◆ GOAL OF THE EXERCISE ◆
Copy each line exactly. Drop every picture.

::: INFORMATION SHOWN :::

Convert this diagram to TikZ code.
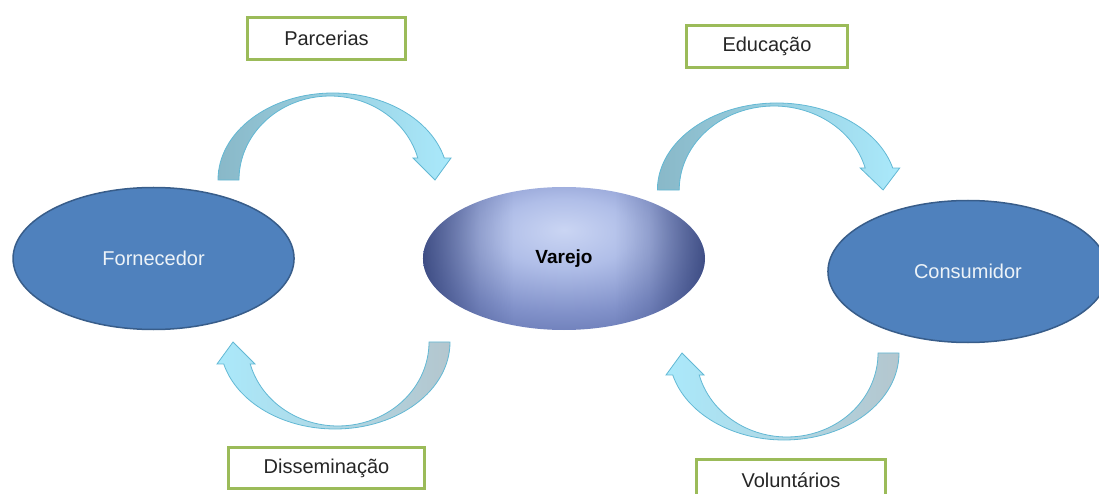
\documentclass[tikz,border=0pt]{standalone}
\usepackage{fontspec}
\setmainfont{Liberation Sans}
\usetikzlibrary{shapes.geometric,positioning,fadings}

\definecolor{officeblue}{RGB}{79,129,189}
\definecolor{officeline}{RGB}{56,93,138}
\definecolor{boxgreen}{RGB}{155,187,89}
\definecolor{tailblue}{RGB}{137,184,200}
\definecolor{tailgrey}{RGB}{180,198,206}
\definecolor{headcyan}{RGB}{170,233,251}
\definecolor{arrowline}{RGB}{98,184,212}
\definecolor{vlight}{RGB}{202,213,243}
\definecolor{vlighter}{RGB}{176,190,232}
\definecolor{vmid}{RGB}{130,146,202}
\definecolor{vdark}{RGB}{86,104,166}
\definecolor{vdeep}{RGB}{28,42,96}

\pgfdeclareradialshading{varejoshade}{\pgfpoint{0bp}{10bp}}{%
  color(0bp)=(vlight); color(12bp)=(vlighter); color(26bp)=(vmid);
  color(42bp)=(vdark); color(100bp)=(vdark)}
% dark sides of the hub
\pgfdeclarehorizontalshading{sidegray}{100bp}{%
  color(0bp)=(white); color(20bp)=(white); color(26bp)=(white!60!black);
  color(35bp)=(white!15!black); color(41bp)=(black); color(59bp)=(black);
  color(65bp)=(white!15!black); color(74bp)=(white!60!black);
  color(80bp)=(white); color(100bp)=(white)}
\pgfdeclarefading{sidefade}{\pgfuseshading{sidegray}}

% curved block arrow, tail left, head right
\newcommand{\bentarrow}{(-115,0) arc[start angle=180,end angle=14.6,x radius=115,y radius=87]
  -- (118,22) -- (102,0) -- (80,22) -- (84.8,22)
  arc[start angle=15.2,end angle=180,x radius=91,y radius=84] -- cycle}

\begin{document}
\begin{tikzpicture}[x=1pt,y=1pt,
	every node/.style={font=\fontsize{20}{24}\selectfont},
	actor/.style={ellipse,draw=officeline,line width=1.5pt,fill=officeblue,text=white!90!officeblue,minimum width=280pt,minimum height=142pt,inner sep=0pt},
	hub/.style={ellipse,shade,shading=varejoshade,minimum width=282pt,minimum height=143pt,inner sep=0pt},
	tag/.style={rectangle,draw=boxgreen,line width=3pt,fill=white,minimum height=42pt,text=black!85},
	bendarrow/.style={draw=arrowline,line width=0.8pt}]
	\useasboundingbox (0,0) rectangle (1099,493);
		\node[hub] (varejo) at (564,234.5) {};
		\fill[vdeep, path fading=sidefade] (varejo.center) ellipse[x radius=141, y radius=71.5];
		\node[font=\fontsize{19}{23}\selectfont\bfseries] (vtext) at (varejo.center) {Varejo};
		\node[actor, minimum width=281pt] (forn) [left=128pt of varejo] {Fornecedor};
		\node[actor] (cons) [right=122pt of varejo, yshift=-13pt] {Consumidor};
		\node[tag, minimum width=158pt] (parc) at (326.5,454.5) {Parcerias};
		\node[tag, minimum width=161pt] (educ) at (767,446.5) {Educação};
		\node[tag, minimum width=196pt, minimum height=41pt] (diss) at (326.5,25) {Disseminação};
		\node[tag, minimum width=189pt] (volu) at (791,13) {Voluntários};
			% arrows
			\coordinate (a1) at (333,313);
			\coordinate (a2) at (777,303);
			\coordinate (a3) at (335,151);
			\coordinate (a4) at (784,140);
			\begin{scope}[shift={(a1)}]
				\shade[bendarrow,left color=tailblue,right color=headcyan] \bentarrow;
			\end{scope}
			\begin{scope}[shift={(a2)},xscale=1.04]
				\shade[bendarrow,left color=tailblue,right color=headcyan] \bentarrow;
			\end{scope}
			\begin{scope}[shift={(a3)},rotate=180]
				\shade[bendarrow,left color=headcyan,right color=tailgrey] \bentarrow;
			\end{scope}
			\begin{scope}[shift={(a4)},rotate=180]
				\shade[bendarrow,left color=headcyan,right color=tailgrey] \bentarrow;
			\end{scope}
\end{tikzpicture}
\end{document}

:::

◆ RESPONSE TO THE TASK ◆
Convert this diagram to TikZ code.
\documentclass[tikz,border=0pt]{standalone}
\usepackage{fontspec}
\setmainfont{Liberation Sans}
\usetikzlibrary{shapes.geometric,positioning,fadings}

\definecolor{officeblue}{RGB}{79,129,189}
\definecolor{officeline}{RGB}{56,93,138}
\definecolor{boxgreen}{RGB}{155,187,89}
\definecolor{tailblue}{RGB}{137,184,200}
\definecolor{tailgrey}{RGB}{180,198,206}
\definecolor{headcyan}{RGB}{170,233,251}
\definecolor{arrowline}{RGB}{98,184,212}
\definecolor{vlight}{RGB}{202,213,243}
\definecolor{vlighter}{RGB}{176,190,232}
\definecolor{vmid}{RGB}{130,146,202}
\definecolor{vdark}{RGB}{86,104,166}
\definecolor{vdeep}{RGB}{28,42,96}

\pgfdeclareradialshading{varejoshade}{\pgfpoint{0bp}{10bp}}{%
  color(0bp)=(vlight); color(12bp)=(vlighter); color(26bp)=(vmid);
  color(42bp)=(vdark); color(100bp)=(vdark)}
% dark sides of the hub
\pgfdeclarehorizontalshading{sidegray}{100bp}{%
  color(0bp)=(white); color(20bp)=(white); color(26bp)=(white!60!black);
  color(35bp)=(white!15!black); color(41bp)=(black); color(59bp)=(black);
  color(65bp)=(white!15!black); color(74bp)=(white!60!black);
  color(80bp)=(white); color(100bp)=(white)}
\pgfdeclarefading{sidefade}{\pgfuseshading{sidegray}}

% curved block arrow, tail left, head right
\newcommand{\bentarrow}{(-115,0) arc[start angle=180,end angle=14.6,x radius=115,y radius=87]
  -- (118,22) -- (102,0) -- (80,22) -- (84.8,22)
  arc[start angle=15.2,end angle=180,x radius=91,y radius=84] -- cycle}

\begin{document}
\begin{tikzpicture}[x=1pt,y=1pt,
	every node/.style={font=\fontsize{20}{24}\selectfont},
	actor/.style={ellipse,draw=officeline,line width=1.5pt,fill=officeblue,text=white!90!officeblue,minimum width=280pt,minimum height=142pt,inner sep=0pt},
	hub/.style={ellipse,shade,shading=varejoshade,minimum width=282pt,minimum height=143pt,inner sep=0pt},
	tag/.style={rectangle,draw=boxgreen,line width=3pt,fill=white,minimum height=42pt,text=black!85},
	bendarrow/.style={draw=arrowline,line width=0.8pt}]
	\useasboundingbox (0,0) rectangle (1099,493);
		\node[hub] (varejo) at (564,234.5) {};
		\fill[vdeep, path fading=sidefade] (varejo.center) ellipse[x radius=141, y radius=71.5];
		\node[font=\fontsize{19}{23}\selectfont\bfseries] (vtext) at (varejo.center) {Varejo};
		\node[actor, minimum width=281pt] (forn) [left=128pt of varejo] {Fornecedor};
		\node[actor] (cons) [right=122pt of varejo, yshift=-13pt] {Consumidor};
		\node[tag, minimum width=158pt] (parc) at (326.5,454.5) {Parcerias};
		\node[tag, minimum width=161pt] (educ) at (767,446.5) {Educação};
		\node[tag, minimum width=196pt, minimum height=41pt] (diss) at (326.5,25) {Disseminação};
		\node[tag, minimum width=189pt] (volu) at (791,13) {Voluntários};
			% arrows
			\coordinate (a1) at (333,313);
			\coordinate (a2) at (777,303);
			\coordinate (a3) at (335,151);
			\coordinate (a4) at (784,140);
			\begin{scope}[shift={(a1)}]
				\shade[bendarrow,left color=tailblue,right color=headcyan] \bentarrow;
			\end{scope}
			\begin{scope}[shift={(a2)},xscale=1.04]
				\shade[bendarrow,left color=tailblue,right color=headcyan] \bentarrow;
			\end{scope}
			\begin{scope}[shift={(a3)},rotate=180]
				\shade[bendarrow,left color=headcyan,right color=tailgrey] \bentarrow;
			\end{scope}
			\begin{scope}[shift={(a4)},rotate=180]
				\shade[bendarrow,left color=headcyan,right color=tailgrey] \bentarrow;
			\end{scope}
\end{tikzpicture}
\end{document}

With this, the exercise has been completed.